I thought immediately of my hair, springing out all over my head in 16 million directions. I thought of my eyeliner, that I’ve never managed to conquer, and even if it looks decent when I leave the house manages to be smudged by the time I get to work. I thought of my glasses, that are perpetually spotted from who knows what. I thought of my clothes, how some days my pants are dragging the ground or my socks are inside out or I’ve wound up wearing two different shoes. Or earrings.
“Yes, I know,” I replied dryly, flipping my hand to indicate my current appearance. “WAS she a writer?”
“Well, no,” he backpedaled. “Well, I don’t think so. But, like, she just looked…I can’t put it in words.”
“Unkept?”
“No. Just…plain, I guess. Maybe homely.”
“Was she a poet?”
“No, I don’t think so.”
“Because poets are tortured, you know.”
He nods like he understands, but I can tell he doesn’t.
“I feel sorry for poets. They have these beautiful words in their minds…but they’re misunderstood. People don’t GET them,” I tried to explain. “For instance, I can write a story. People will read it & they can visualize what I’m talking about. Poems have hidden meanings. It’s not hidden to the poet, they want to tell it, but people miss the point. They want it to mean something else. It would be awful being a poet, having everything trapped inside of you. Wanting to share it, but frustrated because nobody takes the time to listen. Poets are truly tortured souls. No wonder they die young.”

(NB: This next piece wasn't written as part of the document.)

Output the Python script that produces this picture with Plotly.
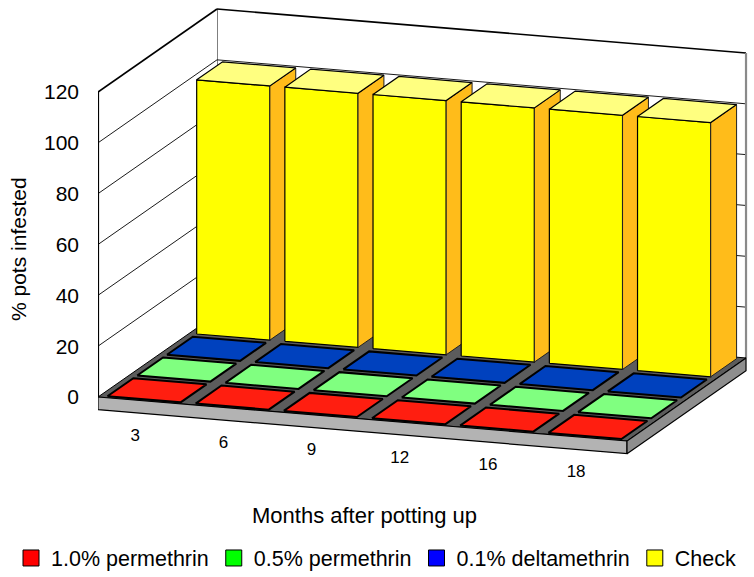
import plotly.graph_objects as go

# ---------------- data ----------------
categories = ["3", "6", "9", "12", "16", "18"]
series_names = ["1.0% permethrin", "0.5% permethrin", "0.1% deltamethrin", "Check"]
permethrin_10 = [0, 0, 0, 0, 0, 0]
permethrin_05 = [0, 0, 0, 0, 0, 0]
deltamethrin_01 = [0, 0, 0, 0, 0, 0]
check = [100, 100, 100, 100, 100, 100]
y_ticks = [0, 20, 40, 60, 80, 100, 120]

series_values = [permethrin_10, permethrin_05, deltamethrin_01, check]
legend_colors = ["#FF0000", "#00FF00", "#0000FF", "#FFFF00"]
front_colors = ["#FF1E10", "#80FF80", "#0041BE", "#FFFF00"]
top_colors = ["#FF1E10", "#80FF80", "#0041BE", "#FFFF80"]
side_colors = ["#B01008", "#40B040", "#002A80", "#FFBC1A"]

# ---------------- oblique projection onto the 2D axes ----------------
AX = (88.17, 7.33)     # screen px per category unit
CZ = (29.75, -20.75)   # screen px per series row (depth)
PV = 2.5417            # screen px per value unit
Y_MAX = 120
N_CAT = len(categories)
N_ROW = len(series_names)


def proj(a, c, v):
    u = a + c * CZ[0] / AX[0]
    w = v - (a * AX[1] + c * CZ[1]) / PV
    return u, w


traces = []


def poly(pts, fill, lc="black", lw=1.0):
    xs, ys = [], []
    for p in pts + [pts[0]]:
        u, w = proj(*p)
        xs.append(u)
        ys.append(w)
    traces.append(go.Scatter(x=xs, y=ys, mode="lines", fill="toself", fillcolor=fill,
                             line=dict(color=lc, width=lw), hoverinfo="skip", showlegend=False))


def line(pts, lc="black", lw=1.0):
    xs, ys = [], []
    for p in pts:
        u, w = proj(*p)
        xs.append(u)
        ys.append(w)
    traces.append(go.Scatter(x=xs, y=ys, mode="lines", line=dict(color=lc, width=lw),
                             hoverinfo="skip", showlegend=False))


# back wall
poly([(0, N_ROW, 0), (N_CAT, N_ROW, 0), (N_CAT, N_ROW, Y_MAX), (0, N_ROW, Y_MAX)], "white", "rgba(0,0,0,0)", 0)
for t in y_ticks[1:-1]:
    line([(0, N_ROW, t), (N_CAT, N_ROW, t)], "black", 0.9)
line([(0, N_ROW, Y_MAX), (N_CAT, N_ROW, Y_MAX)], "black", 1.6)
line([(0, N_ROW, 0), (0, N_ROW, Y_MAX)], "black", 1.0)
line([(N_CAT, N_ROW, 0), (N_CAT, N_ROW, Y_MAX)], "#8a8a8a", 2.2)

# left wall
poly([(0, 0, 0), (0, N_ROW, 0), (0, N_ROW, Y_MAX), (0, 0, Y_MAX)], "white", "rgba(0,0,0,0)", 0)
for t in y_ticks[1:-1]:
    line([(0, 0, t), (0, N_ROW, t)], "black", 0.9)
line([(0, 0, Y_MAX), (0, N_ROW, Y_MAX)], "black", 1.6)

# base slab
SLAB = -5
poly([(0, 0, 0), (N_CAT, 0, 0), (N_CAT, N_ROW, 0), (0, N_ROW, 0)], "#5c5c5c", "black", 1.0)
poly([(0, 0, SLAB), (N_CAT, 0, SLAB), (N_CAT, 0, 0), (0, 0, 0)], "#b3b3b3", "black", 1.2)
poly([(N_CAT, 0, SLAB), (N_CAT, N_ROW, SLAB), (N_CAT, N_ROW, 0), (N_CAT, 0, 0)], "#8e8e8e", "black", 1.2)

# left wall front edge (value axis line)
line([(0, 0, 0), (0, 0, Y_MAX)], "black", 2.2)

# bars
BW = 0.83
BD = 0.87
for r in range(N_ROW - 1, -1, -1):
    vals = series_values[r]
    for i in range(N_CAT):
        v = vals[i]
        a0 = i + (1 - BW) / 2
        a1 = a0 + BW
        c0 = r + (1 - BD) / 2
        c1 = c0 + BD
        if v > 0:
            poly([(a0, c0, 0), (a1, c0, 0), (a1, c0, v), (a0, c0, v)], front_colors[r], "black", 1.2)
            poly([(a1, c0, 0), (a1, c1, 0), (a1, c1, v), (a1, c0, v)], side_colors[r], "#222222", 1.0)
        poly([(a0, c0, v), (a1, c0, v), (a1, c1, v), (a0, c1, v)], top_colors[r], "black", 2.0 if v == 0 else 1.2)

# category labels
lx, ly = [], []
for i in range(N_CAT):
    u, w = proj(i + 0.5, -0.23, -12.2)
    lx.append(u)
    ly.append(w)
traces.append(go.Scatter(x=lx, y=ly, mode="text", text=categories,
                         textfont=dict(size=17, color="black", family="Liberation Sans, Arial"),
                         hoverinfo="skip", showlegend=False))

# legend entries
for name, col in zip(series_names, legend_colors):
    traces.append(go.Scatter(x=[None], y=[None], mode="markers", name=name,
                             marker=dict(symbol="square", size=18, color=col,
                                         line=dict(color="black", width=1))))

fig = go.Figure(traces)

W, H = 754, 577
ML, PB = 98, 480
PW = W - ML
y_top = 397 / PV
y_bot = (397 - PB) / PV
fig.update_layout(
    width=W, height=H,
    margin=dict(l=ML, r=0, t=0, b=H - PB, autoexpand=False),
    paper_bgcolor="white", plot_bgcolor="white",
    font=dict(family="Liberation Sans, Arial", color="black", size=21),
    xaxis=dict(range=[0, PW / AX[0]], visible=False, fixedrange=True, automargin=False),
    yaxis=dict(range=[y_bot, y_top], tickvals=y_ticks, ticktext=[str(t) for t in y_ticks],
               showgrid=False, zeroline=False, showline=False, ticks="",
               ticklabelstandoff=18, tickfont=dict(size=21), fixedrange=True, automargin=False),
    showlegend=True,
    legend=dict(orientation="h", x=(11 - ML) / PW, xanchor="left",
                y=(PB - 558) / PB, yanchor="middle", font=dict(size=21.5),
                bgcolor="rgba(0,0,0,0)", itemclick=False, itemdoubleclick=False),
    annotations=[
        dict(text="% pots infested", xref="paper", yref="paper",
             x=(18 - ML) / PW, y=(PB - 249) / PB, textangle=-90,
             showarrow=False, font=dict(size=21), xanchor="center", yanchor="middle"),
        dict(text="Months after potting up", xref="paper", yref="paper",
             x=(364 - ML) / PW, y=(PB - 515) / PB,
             showarrow=False, font=dict(size=22), xanchor="center", yanchor="middle"),
    ],
)

fig.write_html("out.html", config={"displayModeBar": False},
               post_script="document.body.style.margin='0px';")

You think about it. How many of you sit down & read poetry as regularly as you read literature? I know I don’t. It takes too long to read, let alone decipher, & then when I bother researching what it’s actually about, I’m wrong. Anyway. Just thought this was worth thinking about. If you know a poet, maybe take them out for coffee or tea or something. They could probably use something tangible that is vibrant & happy. Like flowers. Or a handmade mug. I don’t know. I’m just a rambling writer.